Advancing in your career, instead, is a matter of intentionally building up career capital. Newport defines this as a combination of rare and valuable skills that make you a more valuable worker. This, in turn, gives you leverage to land a job that offers you a greater degree of control and the opportunity to do meaningful and creative work.
The nonprofit 80000 Hours goes a step further and breaks down career capital into key components other than skill. Those include your connections, expertise, financial runway, credentials, and personal fit. By deliberately maximizing those aspects, you can create the leverage you need to land more desirable jobs and forge ahead in your career, even in your current position.
Covering your bases
But what if you have common skills and work in a job that doesn’t allow you to develop further?
There’s another science analogy that can help you understand this plight. A body that’s at rest will possess a certain amount of inertia. Greater force must be applied initially to get that body in motion. But once you’ve overcome that inertia, it’s easier to keep things moving. Like a car shifting to higher gears, it’s easier to build momentum.
Whatever job you hold, assess the skills that you currently have. Determine which ones are transferable to other occupations or positions. Failing to identify and focus on transferable skills leads many employees to feel trapped in a dead-end job or confined to a single industry.
At the same time, you have to build up the frequently overlooked aspect of personal finance.

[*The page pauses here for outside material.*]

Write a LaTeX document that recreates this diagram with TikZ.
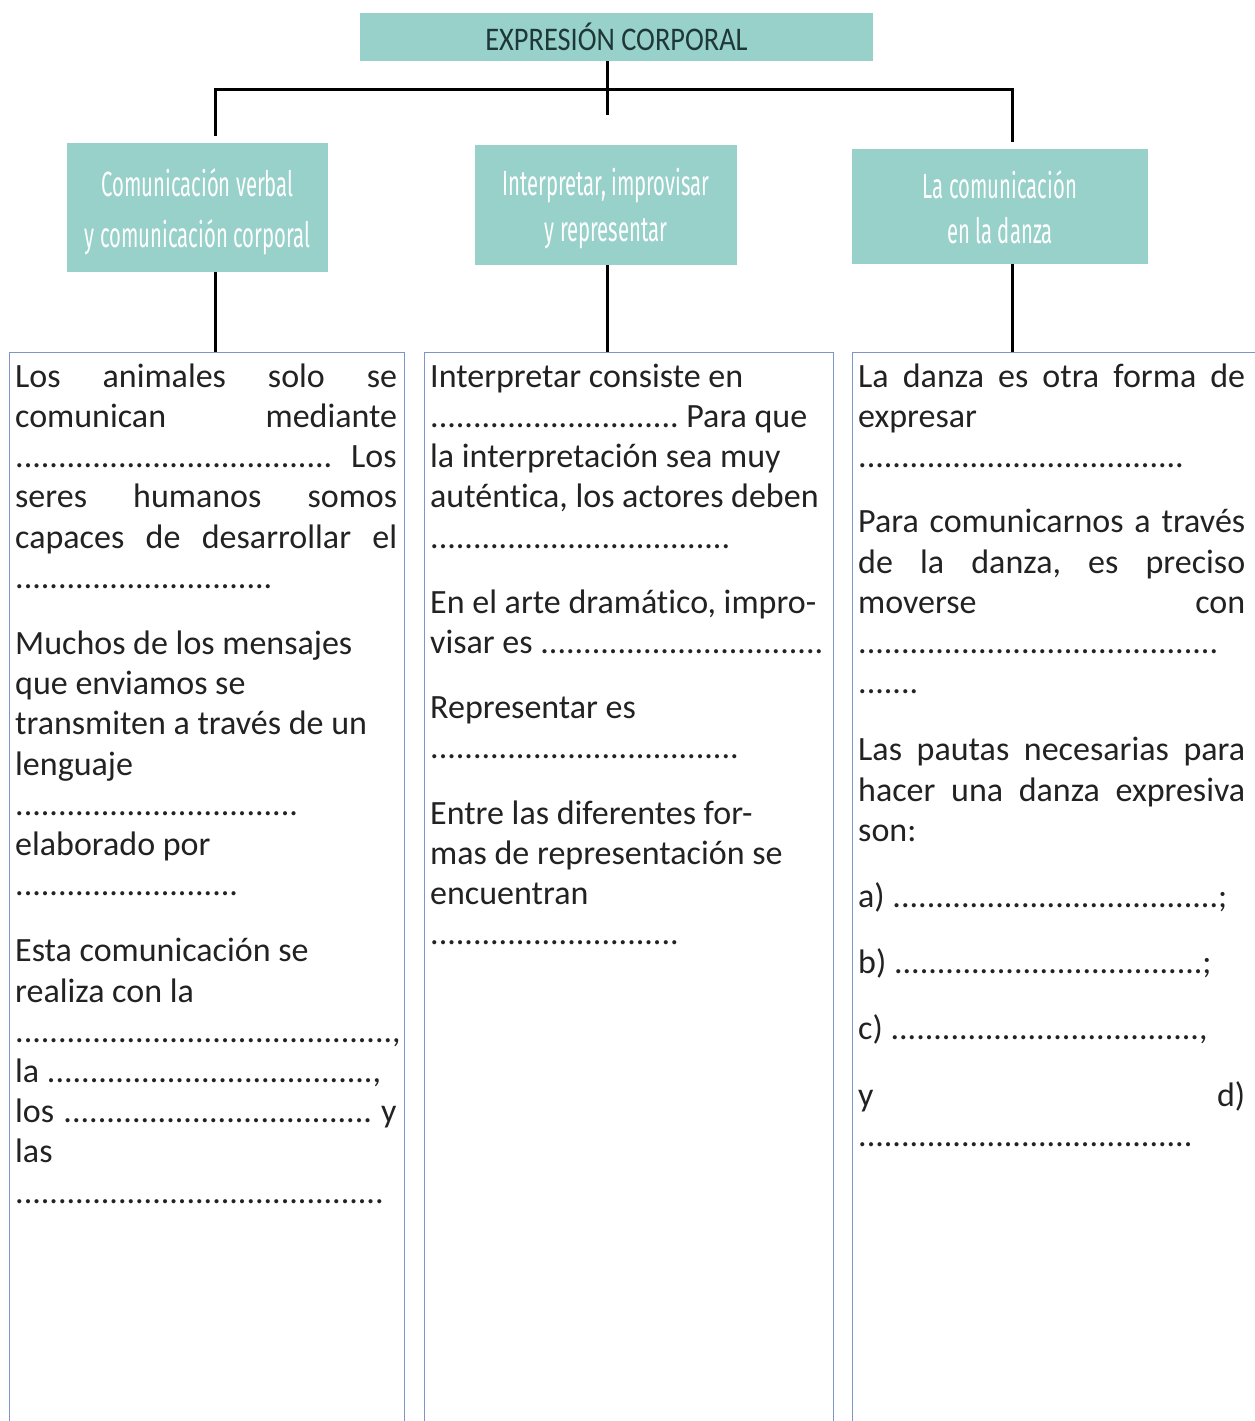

People tend to stick with jobs even if they are unhappy or don’t see a path forward, simply because they pay well. Better career opportunities might require you to take a step back in terms of compensation.
You can only feel empowered to make that leap if you know that you possess transferable skills that will help you hit the ground running in your new job. And at the same time, have savings, an emergency fund, or a second income stream so that you’re covered if money gets tight.
Look for the unusual
Once you have your bases covered in career capital, you need to apply yourself in ways that distinguish you from everyone else. This doesn’t necessarily mean working for a big-name company or having a fancy job title.
If your skill set seems to be the same as everyone else’s, it may be that you’re just competing in a saturated market. Turn to other industries, and you might find a scarcity of what you could bring to the table.
Another way to develop experience that has an impact is through starting a business. Studies have shown that even if entrepreneurs fail, they can earn substantially more than their peers upon returning to the workforce.
Advancing your career in today’s world entails going against the flow. Make it a point to seek out the unusual, and explore paths that others in your position haven’t taken. Use your network to learn of these out-of-the-box opportunities. Armed with your career capital, you’ll inevitably make headway.